I dare not label this section “plan”, because, let’s be real: We can plan our days, weeks, even our year and guess what? Life will cancel all those plans and reschedule for its own convenience. You may have planned your day perfectly and right when you’re ready to spend time with your family, you’re called to a work emergency. It happens! But be mindful of how often. Though we can’t control emergency situations, we can set our own standards. Make sure that your job, friends, and anyone else knows that when you’re with your family – it has to wait. Establish a “no phone zone” or a time-frame when all calls go to voicemail. It might be hard at first but remember when you’re with your family, there’s nothing else you’ll need (except to order a pizza. Pizza is always a necessity).
Designate a family day! If you’re married, get with your spouse and set a day of the week as family day. If you’re single, look at your weekly schedule and decide what day is best for you to bond with your babies. Then, let everyone know. Well, not everyone, but those people outside the home who pull on you the most. If you can’t designate an entire day, then set aside a certain time of the day. We make it a point to have dinner together every night. Mornings are unpredictable, but by evening, no matter where we’re at or what we’ve done all day, we sit down and have dinner as a family. We don’t just eat. We have a conversation! Right now, Cheyenne is tiny so she doesn’t know what’s going on, but, by the time she’s old enough, it’ll be a standard family tradition!

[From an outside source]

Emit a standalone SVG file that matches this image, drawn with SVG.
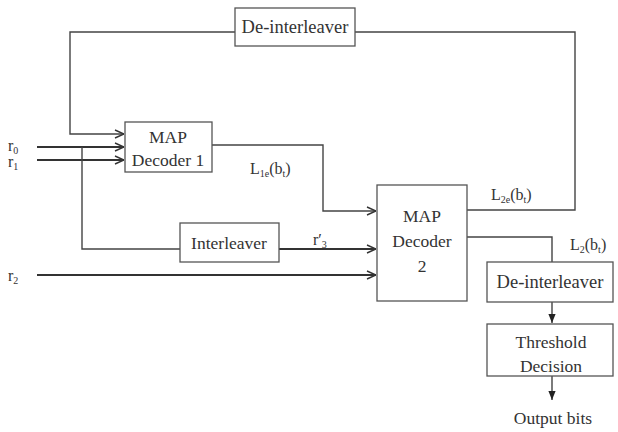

No one loves and cares for your family as much as you do. If you don’t put them first, no one else will! It’s not easy, but it’s totally possible and it’s necessary! Always remember what family is about and the legacy you want to leave behind. Switch up your family activities and get creative!
Here are just a few ideas for family time:
Have a picnic
Visit a museum or the zoo
Have a dance party (my personal fav!)
Do a puzzle
These are just a few ways to enjoy time together. Don’t stress out trying to plan it all yourself, take suggestions! Ask your family what they are interested in doing and put that into the rotation so everyone feels involved. Don’t forget to capture these special moments but, don’t get stuck there, put the camera down and enjoy your crew! You only get one family and time goes by so fast!
Look each other in the eye. Listen with your heart. Hug. Laugh and enjoy each other, because… tomorrow is not promised.
This is the day the Lord has made. We will rejoice and be glad in it.